* WHAT YOU WILL DO
Count the lines below that contain the word "this". Give only the number.

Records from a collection
>> begin

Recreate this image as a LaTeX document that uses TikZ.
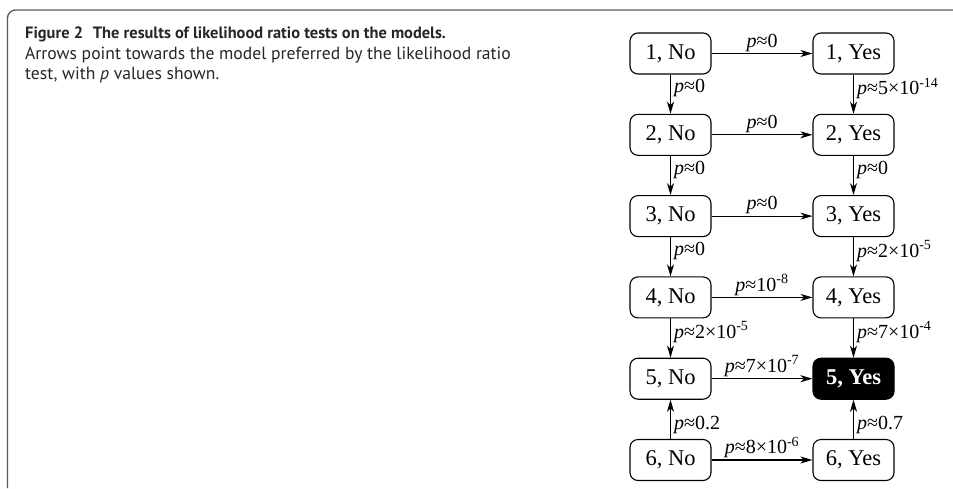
\documentclass[tikz,border=0pt]{standalone}
\usepackage{fontspec}
\setmainfont{Liberation Serif}
\newfontfamily\capfont{PT Sans}
\usetikzlibrary{arrows.meta}
\newcommand\pval[1]{\textit{p}≈#1}
\newcommand\tenp[1]{10\textsuperscript{-#1}}
\begin{document}
\begin{tikzpicture}[x=1pt,y=-1pt,
  box/.style={draw, line width=1.1pt, rounded corners=8pt, minimum width=81pt, minimum height=41pt, inner sep=0pt, font=\fontsize{22.5}{24}\selectfont},
  best/.style={box, fill=black, text=white, font=\fontsize{22.5}{24}\selectfont\bfseries},
  arr/.style={-{Stealth[length=12pt,width=7pt,inset=3.5pt]}, line width=1.1pt},
  lab/.style={font=\fontsize{20}{22}\selectfont, inner sep=1.5pt},
  vlab/.style={lab, pos=0.35, anchor=west, xshift=1.5pt},
  hlab/.style={lab, midway, above},
  captext/.style={anchor=base west, inner sep=0pt, text=black!85, font=\capfont\fontsize{17.6}{19}\selectfont},
]
\useasboundingbox (0,0) rectangle (953,488);
\draw[black!65, line width=1.3pt, rounded corners=8pt] (7.5,488) -- (7.5,10) -- (953,10);

\node[captext, font=\capfont\bfseries\fontsize{16.4}{19}\selectfont] (c1) at (25,38.5) {Figure 2\hspace{0.6em}The results of likelihood ratio tests on the models.};
\node[captext] (c2) at (25,59.3) {Arrows point towards the model preferred by the likelihood ratio};
\node[captext] (c3) at (25,79.5) {test, with \textit{p} values shown.};

\node[box] (L1) at (670.5,53.5) {1, No};
\node[box] (R1) at (853.5,53.5) {1, Yes};
\node[box] (L2) at (670.5,134.8) {2, No};
\node[box] (R2) at (853.5,134.8) {2, Yes};
\node[box] (L3) at (670.5,216.1) {3, No};
\node[box] (R3) at (853.5,216.1) {3, Yes};
\node[box] (L4) at (670.5,297.4) {4, No};
\node[box] (R4) at (853.5,297.4) {4, Yes};
\node[box] (L5) at (670.5,378.7) {5, No};
\node[best] (R5) at (853.5,378.7) {5, Yes};
\node[box] (L6) at (670.5,460) {6, No};
\node[box] (R6) at (853.5,460) {6, Yes};

\draw[arr] (L1) -- node[hlab] {\pval{0}} (R1);
\draw[arr] (L1) -- node[vlab] {\pval{0}} (L2);
\draw[arr] (R1) -- node[vlab] {\pval{5×\tenp{14}}} (R2);
\draw[arr] (L2) -- node[hlab] {\pval{0}} (R2);
\draw[arr] (L2) -- node[vlab] {\pval{0}} (L3);
\draw[arr] (R2) -- node[vlab] {\pval{0}} (R3);
\draw[arr] (L3) -- node[hlab] {\pval{0}} (R3);
\draw[arr] (L3) -- node[vlab] {\pval{0}} (L4);
\draw[arr] (R3) -- node[vlab] {\pval{2×\tenp{5}}} (R4);
\draw[arr] (L4) -- node[hlab] {\pval{\tenp{8}}} (R4);
\draw[arr] (L4) -- node[vlab] {\pval{2×\tenp{5}}} (L5);
\draw[arr] (R4) -- node[vlab] {\pval{7×\tenp{4}}} (R5);
\draw[arr] (L5) -- node[hlab] {\pval{7×\tenp{7}}} (R5);
\draw[arr] (L6) -- node[vlab] {\pval{0.2}} (L5);
\draw[arr] (L6) -- node[hlab] {\pval{8×\tenp{6}}} (R6);
\draw[arr] (R6) -- node[vlab] {\pval{0.7}} (R5);
\end{tikzpicture}
\end{document}
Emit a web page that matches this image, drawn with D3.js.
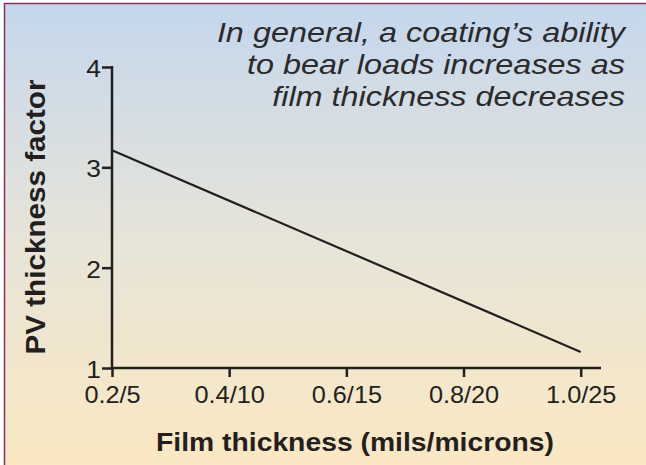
<!DOCTYPE html>
<html>
<head>
<meta charset="utf-8">
<script src="https://cdn.jsdelivr.net/npm/d3@7"></script>
<style>
  html, body { margin: 0; padding: 0; background: #ffffff; }
  svg { display: block; }
  text { font-family: "Liberation Sans", Arial, Helvetica, sans-serif; }
</style>
</head>
<body>
<svg id="chart" width="646" height="465"></svg>
<script>
// ---- data ----
const xTicks = [0.2, 0.4, 0.6, 0.8, 1.0];
const xTickLabels = ["0.2/5", "0.4/10", "0.6/15", "0.8/20", "1.0/25"];
const yTicks = [1, 2, 3, 4];
const lineX = [0.2, 1.0];
const lineY = [3.17, 1.16];
const noteLines = [
  "In general, a coating\u2019s ability",
  "to bear loads increases as",
  "film thickness decreases"
];
const xTitle = "Film thickness (mils/microns)";
const yTitle = "PV thickness factor";

// ---- layout ----
const W = 646, H = 465;
const svg = d3.select("#chart");
const ink = "#231f20";

// background gradient
const defs = svg.append("defs");
const grad = defs.append("linearGradient").attr("id", "bg")
  .attr("x1", 0).attr("y1", 0).attr("x2", 0).attr("y2", 1);
grad.append("stop").attr("offset", "0%").attr("stop-color", "#c4d7ed");
grad.append("stop").attr("offset", "50%").attr("stop-color", "#e6e4d9");
grad.append("stop").attr("offset", "100%").attr("stop-color", "#fbe8c2");

svg.append("rect").attr("x", 4).attr("y", 3).attr("width", W - 4).attr("height", H - 3)
  .attr("fill", "url(#bg)");
// border (top and left)
svg.append("line").attr("x1", 4).attr("y1", 3.5).attr("x2", W).attr("y2", 3.5)
  .attr("stroke", "#8c2f5f").attr("stroke-width", 1.5);
svg.append("line").attr("x1", 4.5).attr("y1", 3).attr("x2", 4.5).attr("y2", H)
  .attr("stroke", "#8c2f5f").attr("stroke-width", 1.5);

// scales
const x = d3.scaleLinear().domain([0.2, 1.0]).range([112, 580.7]);
const y = d3.scaleLinear().domain([1, 4]).range([368, 67]);
const xAxisEnd = 601;

// axes
const gx = svg.append("g").attr("transform", `translate(0,${y(1)})`)
  .call(d3.axisBottom(x).tickValues(xTicks).tickSize(9).tickSizeOuter(0)
    .tickFormat((d, i) => xTickLabels[i]));
gx.select(".domain").remove();
gx.append("line").attr("x1", x(0.2) - 1).attr("x2", xAxisEnd).attr("y1", 0).attr("y2", 0)
  .attr("stroke", ink).attr("stroke-width", 2.5);
gx.selectAll(".tick line").attr("stroke", ink).attr("stroke-width", 2.5);
gx.selectAll(".tick text")
  .attr("fill", ink).attr("font-size", 23).attr("font-family", "Liberation Sans, Arial, sans-serif")
  .attr("y", 0).attr("dy", 0)
  .attr("transform", "translate(0,35) scale(1.1,1)");

const gy = svg.append("g").attr("transform", `translate(${x(0.2)},0)`)
  .call(d3.axisLeft(y).tickValues(yTicks).tickSize(10).tickSizeOuter(0).tickFormat(d3.format("d")));
gy.select(".domain").remove();
gy.append("line").attr("x1", 0).attr("x2", 0).attr("y1", y(4) - 1).attr("y2", y(1) + 1)
  .attr("stroke", ink).attr("stroke-width", 2.5);
gy.selectAll(".tick line").attr("stroke", ink).attr("stroke-width", 2.5);
gy.selectAll(".tick text")
  .attr("fill", ink).attr("font-size", 24).attr("font-family", "Liberation Sans, Arial, sans-serif")
  .attr("x", 0).attr("dy", "0.36em")
  .attr("transform", "translate(-11,1) scale(1.1,1)");

// data line
const pts = lineX.map((v, i) => [v, lineY[i]]);
svg.append("path").datum(pts)
  .attr("d", d3.line().x(d => x(d[0])).y(d => y(d[1])))
  .attr("fill", "none").attr("stroke", ink).attr("stroke-width", 2.2);

// annotation
const note = svg.append("g");
noteLines.forEach((t, i) => {
  note.append("text")
    .attr("transform", `translate(625,${42 + i * 32}) scale(1.2,1)`)
    .attr("text-anchor", "end")
    .attr("font-size", 27).attr("font-style", "italic").attr("font-weight", 300)
    .attr("fill", "#2b2b2b")
    .text(t);
});

// axis titles
svg.append("text")
  .attr("x", 355).attr("y", 451)
  .attr("text-anchor", "middle")
  .attr("font-size", 25).attr("font-weight", "bold").attr("fill", ink)
  .attr("textLength", 398).attr("lengthAdjust", "spacingAndGlyphs")
  .text(xTitle);

svg.append("text")
  .attr("transform", "translate(45,217) rotate(-90)")
  .attr("text-anchor", "middle")
  .attr("font-size", 27).attr("font-weight", "bold").attr("fill", ink)
  .attr("textLength", 275).attr("lengthAdjust", "spacingAndGlyphs")
  .text(yTitle);
</script>
</body>
</html>
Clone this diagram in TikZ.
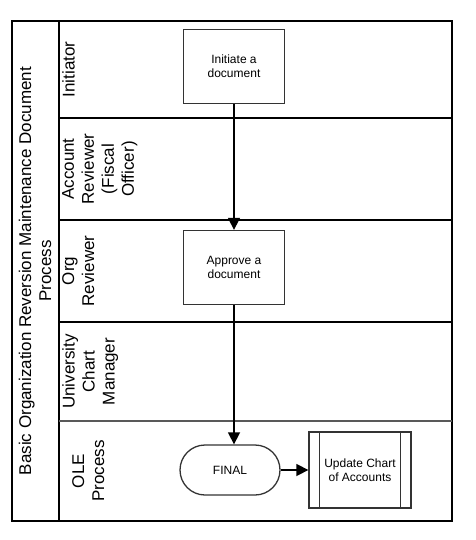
\documentclass[tikz,border=0pt]{standalone}
\usepackage{fontspec}
\setmainfont{Liberation Sans}
\usetikzlibrary{arrows.meta}

\begin{document}
\begin{tikzpicture}[x=1pt,y=-1pt,
	lane/.style={rotate=90,anchor=north,align=center,inner sep=2pt,font=\fontsize{17}{20}\selectfont},
	task/.style={draw=black!80,line width=1.3pt,minimum width=101pt,minimum height=74pt,align=center,font=\fontsize{12}{14}\selectfont},
	ending/.style={task,minimum width=100pt,minimum height=50pt,rounded corners=25pt},
	flow/.style={line width=1.5pt,-{Triangle[length=12pt,width=12pt]}}]
	\useasboundingbox (0,0) rectangle (475,540);
	% pool and lanes
	\draw[line width=2pt] (12,21) rectangle (452,521);
	\draw[line width=2pt] (59,21) -- (59,521);
	\draw[line width=2pt] (59,118) -- (452,118);
	\draw[line width=2pt] (59,220) -- (452,220);
	\draw[line width=2pt] (59,322) -- (452,322);
	\draw[line width=2.5pt,black!65] (59,421) -- (452,421);
	\node[rotate=90,align=center,font=\fontsize{17}{20}\selectfont] (pool) at (35,271) {Basic Organization Reversion Maintenance Document\\Process};
	\node[lane] (initiator) at (60,69.5) {Initiator};
	\node[lane] (acct) at (60,169) {Account\\Reviewer\\(Fiscal\\Officer)};
	\node[lane] (org) at (60,271) {Org\\Reviewer};
	\node[lane] (ucm) at (60,371.5) {University\\Chart\\Manager};
	\node[lane] (ole) at (70,471) {OLE\\Process};
	% tasks
	\node[task] (initiate) at (234,66.5) {Initiate a\\document};
	\node[task] (approve) at (234,267.5) {Approve a\\document};
	\node[ending] (final) at (230,470) {FINAL};
	\node[task,minimum width=102pt,minimum height=76pt] (update) at (360,470) {Update Chart\\of Accounts};
	\draw[line width=1.3pt,black!80] ([xshift=11pt]update.north west) -- ([xshift=11pt]update.south west);
	\draw[line width=1.3pt,black!80] ([xshift=-11pt]update.north east) -- ([xshift=-11pt]update.south east);
	% flows
	\draw[flow] (initiate) -- (approve);
	\draw[flow] (approve.south) -- (approve.south |- final.north);
	\draw[flow] (final) -- (update);
\end{tikzpicture}
\end{document}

>> end

* IN RESPONSE
3